Мне было трудно носить это счастье слышания и понимания каждый день нового мира одному. Тем более время-то – вспомните-ка! Только-только Россия отпраздновала тысячелетие Крещения, прожив семьдесят лет в «одичании умственной совести», как звал это состояние отец Георгий Флоровский. И сама-то Церковь только приходила в себя. До книжного моря в храмах было еще далеко. Это сейчас зайди в церковную лавку – и растеряешься: тысячи книг предлагают тысячу способов спасения – прочти и прямиком в Царствие Небесное! А тогда еще опытом надо было брать, вглядыванием и вслушиванием. Да и монастырь ведь! Приходской опыт тут помогает мало.

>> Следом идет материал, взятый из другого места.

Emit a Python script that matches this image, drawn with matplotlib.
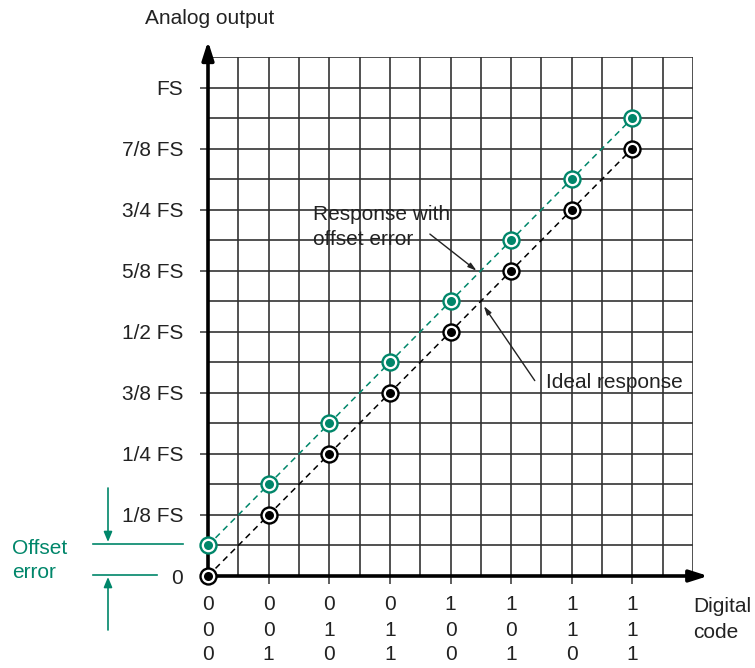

Ну и, конечно, прежде всего само явление! Кто знал и знает отца Зинона, тем ничего объяснять не надо. А кто не знал, надеюсь, даже и по моим захлебывающимся записям увидит, отчего я был нетерпелив в своих заметках.
Этим записям с первой страницы уже двадцать пять лет. И я и правда думать не думал об их публикации. А вот теперь, когда моя жизнь даже не идет, а летит к закату, вдруг вижу, что это уже как будто и не частная, не только моя и моих друзей история, а просто история нашего общего мечущегося тогда русского самосознания на пороге возрождения Церкви. И история живая, потому что писана не отвлеченным умом, а живым переживанием. Кипящие в ней вопросы сегодня в большинстве загнаны внутрь, но так и не разрешены. Ну, значит, не грех повторить их снова.
На минуту смутишься: не сор ли это из избы? Не вода ли на мельницу злых умов, которые ждут не дождутся повода к иронии, а то и к ученому сопротивлению. А только отразившиеся тут споры – свидетельство не сомнения и тем более не разрушения, а отражение искреннего нетерпения молодой веры, для которой Новый Завет никогда не станет Ветхим, а Христос будет приходить с каждым новым человеческим сердцем все тем же вопрошателем, несущим не мир, но меч в каждое неравнодушное сознание. Ведь «Путь, Истина и Жизнь» – это не последовательные ступени обретения покоя, а всегда прежде всего Путь и только тогда Истина и Жизнь. А как успокоился, как показалось, что «нашел», так уж жди, что и вокруг все выцветет и помертвеет.
А самое тревожное, что монастырь-то – вот он! Знаменитый, на всю Россию известный. И «герои» в большинстве еще спасаются там и тем спасают и нас. Вначале думал переименовать и саму обитель, и «героев» – как-то безопаснее. Назову, скажем, «Где-то в России» и тем и «типичности» прибавлю, и себя загорожу от неизбежного церковного гнева. А оказалось, что литературой тут не возьмешь. Сразу ряженьем начинает отдавать, игрой. И все вроде то, да не то. Все мы видим мир по-своему, и каждый из «героев» скажет, что все было не так, и не узна́ет себя. Но мы ведь все с вами – только система зеркал, и нас столько, сколько людей нас видят. Все мы заложники чужого взгляда.
Это осколки моего зеркала, и что в нем отразилось, то отразилось в силу моего зрения и разумения. И это ведь не портреты насельников монастыря, отцов и владык и моих товарищей. Это в известной и даже в большей степени автопортрет моей души, моего понимания мира, моей веры и моего неверия. А история и состоит из миллионов «я», каждое из которых буквой ли, запятой, междустрочным пространством говорит свою часть мирового текста. С тем и войду в невозвратную воду давних монастырских лет. А первую запись возьму из «прежней жизни», когда еще и дневника не было, и не было в моей судьбе отца Зинона, а было первое настоящее удивление и первое переживание главного монастырского праздника. Я приехал тогда в гости к живущему на хуторе недалеко от монастыря прекрасному эстонскому художнику Николаю Ивановичу Кормашову, чтобы написать о нем. И раз уж дело было накануне Успения, то, конечно, сначала в монастырь.
До тысячелетия Крещения еще был целый год.